-- Records shown --
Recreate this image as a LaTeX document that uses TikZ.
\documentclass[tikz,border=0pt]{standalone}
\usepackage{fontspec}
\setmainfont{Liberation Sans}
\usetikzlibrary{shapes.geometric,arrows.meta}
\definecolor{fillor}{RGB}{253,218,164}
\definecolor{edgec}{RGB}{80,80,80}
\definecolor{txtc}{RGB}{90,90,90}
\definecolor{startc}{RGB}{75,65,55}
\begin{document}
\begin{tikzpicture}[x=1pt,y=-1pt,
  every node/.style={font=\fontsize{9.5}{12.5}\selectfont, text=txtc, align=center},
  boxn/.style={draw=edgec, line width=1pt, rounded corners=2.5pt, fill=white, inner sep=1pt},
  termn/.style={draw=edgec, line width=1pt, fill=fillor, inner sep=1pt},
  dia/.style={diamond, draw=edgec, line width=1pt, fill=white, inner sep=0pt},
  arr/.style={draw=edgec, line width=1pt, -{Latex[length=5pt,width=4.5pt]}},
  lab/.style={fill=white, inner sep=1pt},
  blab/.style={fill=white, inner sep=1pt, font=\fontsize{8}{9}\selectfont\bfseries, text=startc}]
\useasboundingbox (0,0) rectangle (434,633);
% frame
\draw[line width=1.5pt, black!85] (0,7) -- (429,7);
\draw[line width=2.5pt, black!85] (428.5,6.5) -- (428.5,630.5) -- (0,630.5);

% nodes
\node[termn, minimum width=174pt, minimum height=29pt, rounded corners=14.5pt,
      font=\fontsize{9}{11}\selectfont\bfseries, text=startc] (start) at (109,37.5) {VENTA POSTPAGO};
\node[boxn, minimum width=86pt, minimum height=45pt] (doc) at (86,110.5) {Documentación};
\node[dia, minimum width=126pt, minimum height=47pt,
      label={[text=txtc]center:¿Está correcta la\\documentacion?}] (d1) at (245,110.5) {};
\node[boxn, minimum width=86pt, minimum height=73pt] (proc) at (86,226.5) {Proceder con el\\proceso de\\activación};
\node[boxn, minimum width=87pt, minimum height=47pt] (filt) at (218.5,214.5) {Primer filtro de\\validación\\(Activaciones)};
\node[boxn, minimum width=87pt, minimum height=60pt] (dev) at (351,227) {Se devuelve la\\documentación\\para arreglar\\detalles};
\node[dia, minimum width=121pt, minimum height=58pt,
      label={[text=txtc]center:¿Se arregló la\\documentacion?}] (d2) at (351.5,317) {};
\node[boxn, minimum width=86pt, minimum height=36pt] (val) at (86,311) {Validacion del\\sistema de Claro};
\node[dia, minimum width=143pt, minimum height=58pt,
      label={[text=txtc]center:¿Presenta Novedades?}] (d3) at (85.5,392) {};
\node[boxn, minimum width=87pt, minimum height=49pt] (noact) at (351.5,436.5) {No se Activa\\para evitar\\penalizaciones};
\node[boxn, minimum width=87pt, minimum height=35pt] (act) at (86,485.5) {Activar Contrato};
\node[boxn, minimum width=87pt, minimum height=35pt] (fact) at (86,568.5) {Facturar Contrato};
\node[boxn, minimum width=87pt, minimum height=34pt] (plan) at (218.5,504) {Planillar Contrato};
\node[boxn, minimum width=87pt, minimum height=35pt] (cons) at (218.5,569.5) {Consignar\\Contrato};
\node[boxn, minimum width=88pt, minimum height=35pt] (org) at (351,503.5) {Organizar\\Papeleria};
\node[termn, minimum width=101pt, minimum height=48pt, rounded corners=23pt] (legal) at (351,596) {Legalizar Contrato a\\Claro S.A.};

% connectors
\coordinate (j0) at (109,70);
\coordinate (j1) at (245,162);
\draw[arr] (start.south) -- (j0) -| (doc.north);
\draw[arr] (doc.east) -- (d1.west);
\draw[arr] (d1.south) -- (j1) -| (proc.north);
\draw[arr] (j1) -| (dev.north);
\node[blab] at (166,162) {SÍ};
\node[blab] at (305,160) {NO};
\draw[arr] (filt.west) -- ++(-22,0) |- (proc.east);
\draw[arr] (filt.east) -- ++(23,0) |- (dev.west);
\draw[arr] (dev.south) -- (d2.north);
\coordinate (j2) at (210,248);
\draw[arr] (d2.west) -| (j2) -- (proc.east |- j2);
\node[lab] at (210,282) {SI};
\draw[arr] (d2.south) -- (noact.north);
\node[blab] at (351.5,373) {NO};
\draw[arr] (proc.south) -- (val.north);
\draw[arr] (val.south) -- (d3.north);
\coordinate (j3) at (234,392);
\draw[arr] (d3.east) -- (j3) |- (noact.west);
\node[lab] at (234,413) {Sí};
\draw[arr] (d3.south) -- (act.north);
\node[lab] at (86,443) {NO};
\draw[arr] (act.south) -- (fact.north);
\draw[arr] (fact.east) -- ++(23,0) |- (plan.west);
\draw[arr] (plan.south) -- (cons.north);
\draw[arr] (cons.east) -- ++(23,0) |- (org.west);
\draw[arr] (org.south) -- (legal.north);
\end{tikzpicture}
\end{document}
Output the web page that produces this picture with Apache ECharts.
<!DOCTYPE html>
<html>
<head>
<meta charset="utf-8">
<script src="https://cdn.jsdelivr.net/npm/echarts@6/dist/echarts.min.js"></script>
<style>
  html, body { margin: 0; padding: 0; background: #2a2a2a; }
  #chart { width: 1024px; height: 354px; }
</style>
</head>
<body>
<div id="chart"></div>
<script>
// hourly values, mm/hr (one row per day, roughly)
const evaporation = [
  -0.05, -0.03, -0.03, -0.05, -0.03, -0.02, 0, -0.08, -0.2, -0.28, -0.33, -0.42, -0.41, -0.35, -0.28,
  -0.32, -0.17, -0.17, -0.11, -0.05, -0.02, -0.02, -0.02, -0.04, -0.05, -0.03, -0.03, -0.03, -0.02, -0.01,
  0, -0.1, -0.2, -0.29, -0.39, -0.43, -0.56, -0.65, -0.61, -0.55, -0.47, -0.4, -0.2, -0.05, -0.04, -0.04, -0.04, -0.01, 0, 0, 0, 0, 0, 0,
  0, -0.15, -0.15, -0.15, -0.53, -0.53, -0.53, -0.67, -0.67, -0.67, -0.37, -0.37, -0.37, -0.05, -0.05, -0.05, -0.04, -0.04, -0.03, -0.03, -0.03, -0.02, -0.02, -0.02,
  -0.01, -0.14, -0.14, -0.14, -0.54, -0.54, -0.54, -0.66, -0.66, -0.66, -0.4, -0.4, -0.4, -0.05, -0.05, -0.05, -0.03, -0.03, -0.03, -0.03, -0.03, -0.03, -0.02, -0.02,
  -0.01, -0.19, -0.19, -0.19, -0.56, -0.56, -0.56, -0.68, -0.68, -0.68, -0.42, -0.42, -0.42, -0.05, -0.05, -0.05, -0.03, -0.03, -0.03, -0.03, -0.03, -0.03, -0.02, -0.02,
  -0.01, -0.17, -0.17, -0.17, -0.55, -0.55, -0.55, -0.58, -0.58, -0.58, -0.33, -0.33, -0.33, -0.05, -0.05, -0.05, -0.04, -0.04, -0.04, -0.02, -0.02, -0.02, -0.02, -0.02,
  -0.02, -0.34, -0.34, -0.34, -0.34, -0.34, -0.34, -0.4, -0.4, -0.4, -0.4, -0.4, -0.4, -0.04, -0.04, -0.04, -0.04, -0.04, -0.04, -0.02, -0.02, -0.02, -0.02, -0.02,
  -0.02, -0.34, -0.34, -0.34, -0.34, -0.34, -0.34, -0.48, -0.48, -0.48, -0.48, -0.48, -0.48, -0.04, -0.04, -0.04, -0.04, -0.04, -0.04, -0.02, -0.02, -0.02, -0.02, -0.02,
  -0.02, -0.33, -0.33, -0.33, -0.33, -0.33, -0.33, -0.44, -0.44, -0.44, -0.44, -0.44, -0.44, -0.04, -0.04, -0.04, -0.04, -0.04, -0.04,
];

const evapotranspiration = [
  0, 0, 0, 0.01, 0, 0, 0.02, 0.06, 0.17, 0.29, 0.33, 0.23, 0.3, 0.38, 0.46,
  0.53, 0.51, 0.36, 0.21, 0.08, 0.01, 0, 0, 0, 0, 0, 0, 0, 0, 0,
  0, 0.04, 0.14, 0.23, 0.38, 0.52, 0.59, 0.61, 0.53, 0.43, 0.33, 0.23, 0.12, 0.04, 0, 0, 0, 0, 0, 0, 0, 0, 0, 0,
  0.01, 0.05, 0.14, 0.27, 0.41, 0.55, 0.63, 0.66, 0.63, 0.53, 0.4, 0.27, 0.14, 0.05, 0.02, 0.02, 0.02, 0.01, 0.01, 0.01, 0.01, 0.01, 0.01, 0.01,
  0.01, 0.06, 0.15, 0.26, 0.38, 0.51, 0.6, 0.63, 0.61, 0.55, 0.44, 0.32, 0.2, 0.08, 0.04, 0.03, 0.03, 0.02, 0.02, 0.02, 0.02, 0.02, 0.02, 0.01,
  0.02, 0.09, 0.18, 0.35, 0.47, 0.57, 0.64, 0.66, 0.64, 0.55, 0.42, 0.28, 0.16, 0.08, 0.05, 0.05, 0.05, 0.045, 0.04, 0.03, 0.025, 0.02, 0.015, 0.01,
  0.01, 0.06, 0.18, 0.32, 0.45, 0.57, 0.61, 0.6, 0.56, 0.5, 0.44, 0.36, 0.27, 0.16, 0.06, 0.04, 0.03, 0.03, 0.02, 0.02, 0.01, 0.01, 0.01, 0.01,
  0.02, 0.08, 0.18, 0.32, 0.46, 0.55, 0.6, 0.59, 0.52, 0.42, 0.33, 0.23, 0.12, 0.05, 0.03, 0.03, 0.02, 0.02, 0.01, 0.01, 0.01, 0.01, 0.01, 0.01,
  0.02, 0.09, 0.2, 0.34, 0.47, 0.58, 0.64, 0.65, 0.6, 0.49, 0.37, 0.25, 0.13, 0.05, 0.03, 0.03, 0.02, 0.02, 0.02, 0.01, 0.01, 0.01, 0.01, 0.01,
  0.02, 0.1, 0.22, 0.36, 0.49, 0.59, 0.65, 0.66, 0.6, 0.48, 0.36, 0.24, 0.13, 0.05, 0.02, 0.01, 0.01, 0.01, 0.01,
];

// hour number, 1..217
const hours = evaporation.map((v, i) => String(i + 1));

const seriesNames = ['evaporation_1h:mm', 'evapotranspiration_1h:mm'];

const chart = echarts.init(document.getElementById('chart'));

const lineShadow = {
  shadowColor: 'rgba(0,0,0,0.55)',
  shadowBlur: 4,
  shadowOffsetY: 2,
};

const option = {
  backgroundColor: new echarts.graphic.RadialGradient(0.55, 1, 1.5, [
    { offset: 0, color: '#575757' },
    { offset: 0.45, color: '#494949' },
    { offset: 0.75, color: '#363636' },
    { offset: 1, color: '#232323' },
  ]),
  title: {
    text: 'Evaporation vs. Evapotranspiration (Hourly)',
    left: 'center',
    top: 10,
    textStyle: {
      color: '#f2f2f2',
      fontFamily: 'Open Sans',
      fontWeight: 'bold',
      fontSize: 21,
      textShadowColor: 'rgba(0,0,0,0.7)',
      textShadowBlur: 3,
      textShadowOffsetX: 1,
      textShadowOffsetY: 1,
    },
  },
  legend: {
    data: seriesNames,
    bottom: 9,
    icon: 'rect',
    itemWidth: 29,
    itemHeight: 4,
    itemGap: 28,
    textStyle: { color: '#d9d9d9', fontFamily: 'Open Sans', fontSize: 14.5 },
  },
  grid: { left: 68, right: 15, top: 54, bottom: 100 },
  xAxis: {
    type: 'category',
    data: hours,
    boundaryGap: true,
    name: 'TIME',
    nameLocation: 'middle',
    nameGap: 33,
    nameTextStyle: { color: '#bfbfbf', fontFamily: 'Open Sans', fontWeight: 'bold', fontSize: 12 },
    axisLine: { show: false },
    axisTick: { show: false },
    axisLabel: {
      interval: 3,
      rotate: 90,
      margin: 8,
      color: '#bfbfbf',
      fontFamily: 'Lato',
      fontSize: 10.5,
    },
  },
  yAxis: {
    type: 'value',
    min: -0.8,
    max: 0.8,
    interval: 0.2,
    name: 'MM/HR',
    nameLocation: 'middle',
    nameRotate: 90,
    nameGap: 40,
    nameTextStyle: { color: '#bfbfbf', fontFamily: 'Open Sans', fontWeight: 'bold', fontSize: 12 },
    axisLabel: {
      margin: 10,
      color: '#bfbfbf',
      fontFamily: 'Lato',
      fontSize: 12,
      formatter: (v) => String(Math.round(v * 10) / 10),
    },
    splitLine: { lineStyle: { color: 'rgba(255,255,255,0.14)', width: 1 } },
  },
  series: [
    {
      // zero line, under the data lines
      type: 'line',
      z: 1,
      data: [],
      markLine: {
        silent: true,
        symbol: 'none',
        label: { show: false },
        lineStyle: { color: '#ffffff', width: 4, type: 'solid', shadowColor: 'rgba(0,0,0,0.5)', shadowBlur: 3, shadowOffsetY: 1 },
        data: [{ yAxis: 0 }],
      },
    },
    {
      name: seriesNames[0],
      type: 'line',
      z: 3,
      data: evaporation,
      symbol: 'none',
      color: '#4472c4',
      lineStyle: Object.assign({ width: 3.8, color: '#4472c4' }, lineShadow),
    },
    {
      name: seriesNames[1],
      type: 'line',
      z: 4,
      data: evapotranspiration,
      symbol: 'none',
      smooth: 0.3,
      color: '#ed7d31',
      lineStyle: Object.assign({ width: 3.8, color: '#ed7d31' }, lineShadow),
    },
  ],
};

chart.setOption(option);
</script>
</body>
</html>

-- Set task --
Copy each line of the records containing the string "that".

-- Completed task --
Recreate this image as a LaTeX document that uses TikZ.
Output the web page that produces this picture with Apache ECharts.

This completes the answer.